- A Greenpeace report claimed that "not a single company was able to demonstrate meaningful effort to eradicate deforestation from its supply chain." The environmental organization challenged in early 2019 more than 50 CPG companies, retailers and producers to demonstrate their progress by disclosing their cattle, cocoa, dairy, palm oil and soya suppliers.
- The report analyzed retailers, fast food chains and CPG companies on the fulfillment of the sustainability and anti-deforestation goals published on their websites.
- Danone, General Mills, Hershey, Kellogg, Kraft Heinz, Nestlé, PepsiCo and J.M. Smucker were among the companies listed in the report that haven't released their progress on these pledges.
As the climate change debate gains momentum, consumers are demanding that companies take a stand and fight back. As a result, sustainable business practices are no longer an option for companies across the food and beverage industry.
Many businesses have announced plans to make their brands more sustainable as a result, but this report questions whether those pledges will become a reality. Greenpeace's report tracked the follow through of companies with sustainability pledges — specifically those tied to deforestation. The non-profit found that none of those who had pledged to reduce deforestation in their supply chain had been successful yet.
However, many of the companies that were investigated have 2020 sustainability pledges, and that technically gives them a year to show results. But until then, this report could foster concern among consumers who care about these promises. The companies did not provide Greenpeace with the name of their suppliers for meat, cocoa, dairy, soy and palm oil, and the report said were "hiding behind claims of commercial confidentiality."
Greenpeace said it was denied individual producer names and progress data, so the non-profit was unable to rank these companies favorably based on that. Still, there have been other reports that have shown that many CPG firms have been improving supply chain sustainability — particularly those who require cocoa as a raw commodity.
Nestlé, Lindt, Mars, Mondelez, Cargill and Barry Callebaut have all ramped up their investments and pledges in sustainability in recent years. Cargill, in particular, has had some success with its Cargill Cocoa Promise that encourages better farming practices.
Ingredients Network reported that cocoa yields jumped by an average of 49% in the 2016-2017 period.
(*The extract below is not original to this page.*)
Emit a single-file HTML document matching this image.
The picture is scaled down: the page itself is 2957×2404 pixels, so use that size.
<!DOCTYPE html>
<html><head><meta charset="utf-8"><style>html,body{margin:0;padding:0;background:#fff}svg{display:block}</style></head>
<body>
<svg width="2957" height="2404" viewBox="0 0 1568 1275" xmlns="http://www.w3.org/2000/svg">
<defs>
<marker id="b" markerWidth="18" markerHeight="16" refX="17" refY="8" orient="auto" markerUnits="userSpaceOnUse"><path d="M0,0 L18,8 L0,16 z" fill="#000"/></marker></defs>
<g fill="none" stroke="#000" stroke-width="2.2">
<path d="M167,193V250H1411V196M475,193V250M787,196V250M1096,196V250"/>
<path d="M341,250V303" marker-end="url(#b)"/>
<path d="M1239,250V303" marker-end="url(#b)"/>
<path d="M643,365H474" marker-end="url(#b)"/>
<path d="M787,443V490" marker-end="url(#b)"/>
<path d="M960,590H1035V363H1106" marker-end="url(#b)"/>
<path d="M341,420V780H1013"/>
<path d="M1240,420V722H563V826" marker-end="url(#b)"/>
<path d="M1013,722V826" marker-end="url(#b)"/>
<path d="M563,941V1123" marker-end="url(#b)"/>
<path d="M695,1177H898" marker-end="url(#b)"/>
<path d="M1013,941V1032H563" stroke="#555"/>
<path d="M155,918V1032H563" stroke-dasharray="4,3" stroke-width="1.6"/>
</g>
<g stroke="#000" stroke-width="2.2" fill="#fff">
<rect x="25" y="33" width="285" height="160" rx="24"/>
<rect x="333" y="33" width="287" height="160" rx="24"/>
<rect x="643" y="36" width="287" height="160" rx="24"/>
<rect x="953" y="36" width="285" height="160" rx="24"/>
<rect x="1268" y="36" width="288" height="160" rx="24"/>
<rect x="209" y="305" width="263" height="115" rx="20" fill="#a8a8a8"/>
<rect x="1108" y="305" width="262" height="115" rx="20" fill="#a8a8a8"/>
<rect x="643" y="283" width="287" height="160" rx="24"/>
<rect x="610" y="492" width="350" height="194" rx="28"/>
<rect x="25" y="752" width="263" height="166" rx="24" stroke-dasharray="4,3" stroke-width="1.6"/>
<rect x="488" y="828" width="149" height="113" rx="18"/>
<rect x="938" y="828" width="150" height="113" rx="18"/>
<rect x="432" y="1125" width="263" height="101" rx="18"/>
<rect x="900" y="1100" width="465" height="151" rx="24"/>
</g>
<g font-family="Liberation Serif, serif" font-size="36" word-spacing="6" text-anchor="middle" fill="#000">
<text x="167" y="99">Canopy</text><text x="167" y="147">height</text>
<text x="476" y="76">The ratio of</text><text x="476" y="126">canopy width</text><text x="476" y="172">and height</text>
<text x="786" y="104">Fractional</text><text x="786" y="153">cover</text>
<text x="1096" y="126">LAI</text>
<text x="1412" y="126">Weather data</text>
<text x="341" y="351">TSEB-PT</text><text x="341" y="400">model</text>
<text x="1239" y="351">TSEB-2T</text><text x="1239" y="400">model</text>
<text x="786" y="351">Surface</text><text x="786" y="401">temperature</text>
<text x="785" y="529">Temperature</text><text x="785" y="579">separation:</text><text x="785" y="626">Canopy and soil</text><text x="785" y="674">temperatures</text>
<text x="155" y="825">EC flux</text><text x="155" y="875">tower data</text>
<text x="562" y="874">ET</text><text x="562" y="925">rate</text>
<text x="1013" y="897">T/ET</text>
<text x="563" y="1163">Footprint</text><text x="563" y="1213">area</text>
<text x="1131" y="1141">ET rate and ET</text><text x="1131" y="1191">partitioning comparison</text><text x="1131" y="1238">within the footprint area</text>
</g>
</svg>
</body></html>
Barry Callebaut also has been successful in cleaning up its supply chain, and it recently announced that 44% of its cocoa and 44% of its other ingredients are now sustainably sourced. Hershey also pledged a $500 million investment in West African cocoa sustainability. While Mondelez, Mars and Nestlé were investigated by Greenpeace, Barry Callebaut, Lindt and Cargill — who have moved the needle in their sustainability efforts — were not.
Greenpeace also exclusively looked at the pace of anti-deforestation commitments from companies. Sustainability, however, can span many different components including water savings, recyclability of containers and reduced emissions. In these categories, companies have been making some strides.
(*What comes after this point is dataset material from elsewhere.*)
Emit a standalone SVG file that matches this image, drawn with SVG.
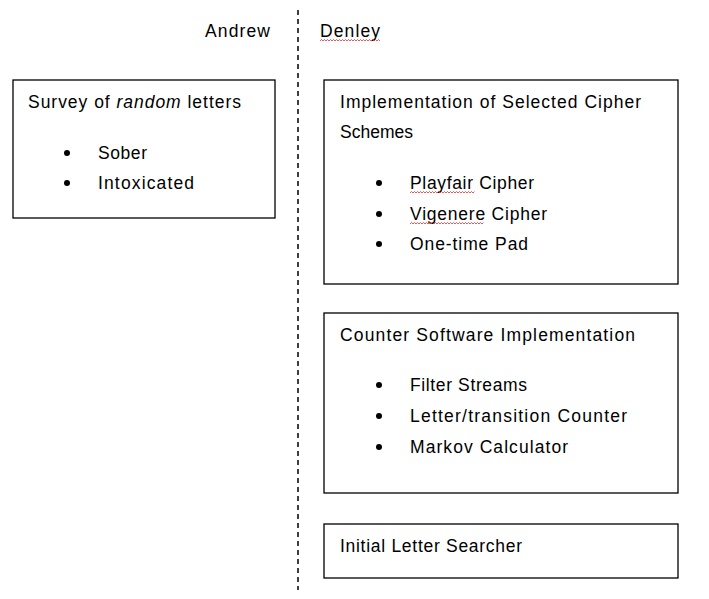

Although Nestlé is ranked poorly in the Greenpeace report, two years ago, Nestle Waters announced it received certification from the Alliance for Water Stewardship (AWS) for four bottling facilities. AWS is considered the first comprehensive standard for measuring water stewardship. Nestle Waters has since announced plans to certify 20 factories by 2020, the first beverage company to make such a commitment.
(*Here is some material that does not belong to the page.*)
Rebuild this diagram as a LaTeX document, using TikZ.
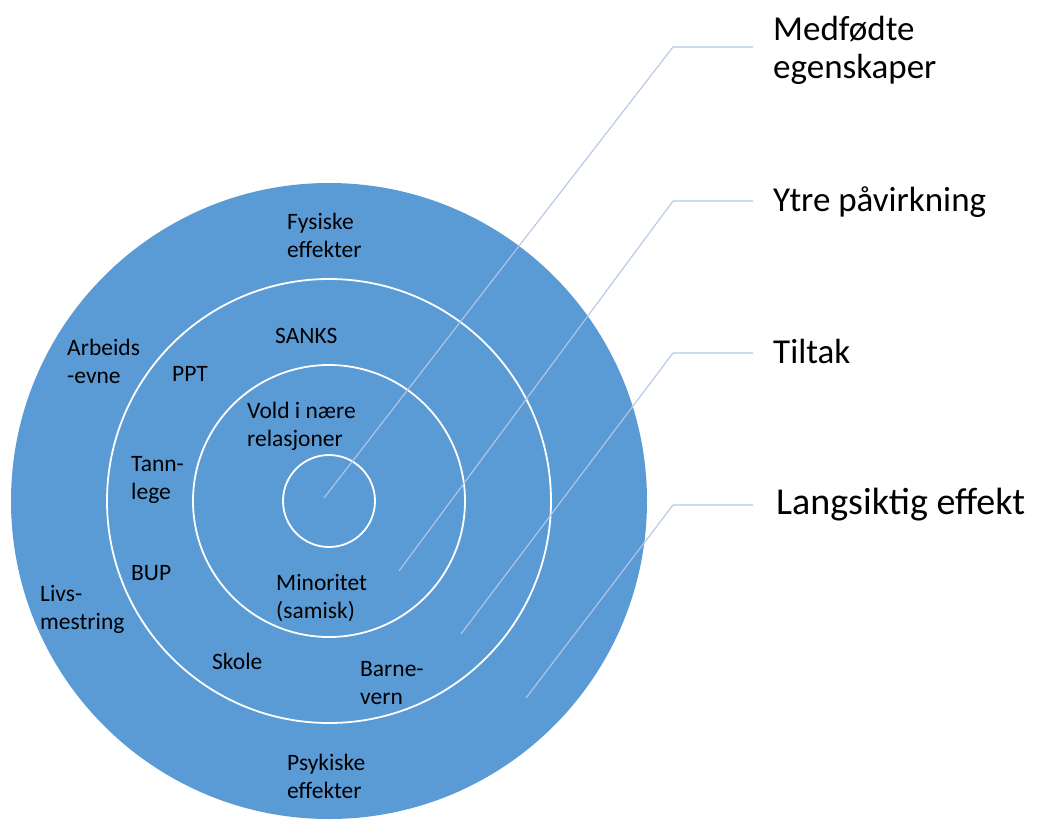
\documentclass[tikz,border=0pt]{standalone}
\usepackage{fontspec}
\setmainfont{Carlito}
\definecolor{ringblue}{HTML}{5B9BD5}
\definecolor{leader}{HTML}{B4C7E7}
\begin{document}
\begin{tikzpicture}[x=1pt,y=-1pt,
  disc/.style={circle,fill=ringblue,inner sep=0pt,outer sep=0pt},
  ring/.style={circle,draw=white,line width=1.8pt,inner sep=0pt,outer sep=0pt},
  lead/.style={draw=leader,line width=1.1pt},
  inlab/.style={inner sep=0pt,anchor=base west,align=left,font=\fontsize{23.5}{28.5}\selectfont},
  outlab/.style={inner sep=0pt,anchor=base west,align=left,font=\fontsize{35}{38}\selectfont}]
\useasboundingbox (0,0) rectangle (1043,819);
% circles
\node[disc,minimum size=636pt] (outer) at (329,501) {};
\node[ring,minimum size=444pt] (mid) at (329,501) {};
\node[ring,minimum size=272pt] (inner) at (329,501) {};
\node[ring,minimum size=92pt] (core) at (329,501) {};
% inner labels (base anchor = baseline of last line)
\node[inlab] (fys) at (287,257.5) {Fysiske\\effekter};
\node[inlab] (sanks) at (275,343) {SANKS};
\node[inlab] (arb) at (67,383.5) {Arbeids\\-evne};
\node[inlab] (ppt) at (172,381) {PPT};
\node[inlab] (vold) at (247,446.5) {Vold i nære\\relasjoner};
\node[inlab] (tann) at (131,499.5) {Tann-\\lege};
\node[inlab] (bup) at (131,580) {BUP};
\node[inlab] (livs) at (40,629.5) {Livs-\\mestring};
\node[inlab] (min) at (276,618.5) {Minoritet\\(samisk)};
\node[inlab] (skole) at (212,669) {Skole};
\node[inlab] (barne) at (360,704.5) {Barne-\\vern};
\node[inlab] (psyk) at (287,798.5) {Psykiske\\effekter};
% outer labels
\node[outlab] (l1) at (773,78) {Medfødte\\egenskaper};
\node[outlab] (l2) at (773,211) {Ytre påvirkning};
\node[outlab] (l3) at (773,363) {Tiltak};
\node[outlab,font=\fontsize{38}{41}\selectfont] (l4) at (776,514) {Langsiktig effekt};
% leader coordinates
\coordinate (s1) at (324,498);
\coordinate (b1) at (673,47);
\coordinate (e1) at (753,47);
\coordinate (s2) at (399,571);
\coordinate (b2) at (673,201);
\coordinate (e2) at (753,201);
\coordinate (s3) at (461,634);
\coordinate (b3) at (673,353);
\coordinate (e3) at (753,353);
\coordinate (s4) at (526,698);
\coordinate (b4) at (673,505);
\coordinate (e4) at (753,505);
\draw[lead] (s1) -- (b1) -- (e1);
\draw[lead] (s2) -- (b2) -- (e2);
\draw[lead] (s3) -- (b3) -- (e3);
\draw[lead] (s4) -- (b4) -- (e4);
\end{tikzpicture}
\end{document}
A recent report by Ceres found two-thirds of the more than 600 of the largest U.S. public companies have committed to reducing greenhouse gas emissions, and over half have formal policies to manage water resources. This visible push toward sustainability is a direct response to consumer demand. About 66% of all consumers are willing to pay more for sustainable brands, and that figure is even higher for millennials (73%) and Generation Z (72%), according to Nielsen.
Consumer perception can be better for companies who commit to complete transparency — something the Greenpeace report said companies are still hesitant to do. Label Insight estimated that manufacturers who adopt "complete transparency" are rewarded with consumer loyalty rates of about 94%.
While there appears to be a long way to go for many companies, perhaps this Greenpeace report will encourage them to be more upfront about their supply chain producers and practices. If companies can show they are working toward improvements, consumers could reward them with patronage and brand loyalty.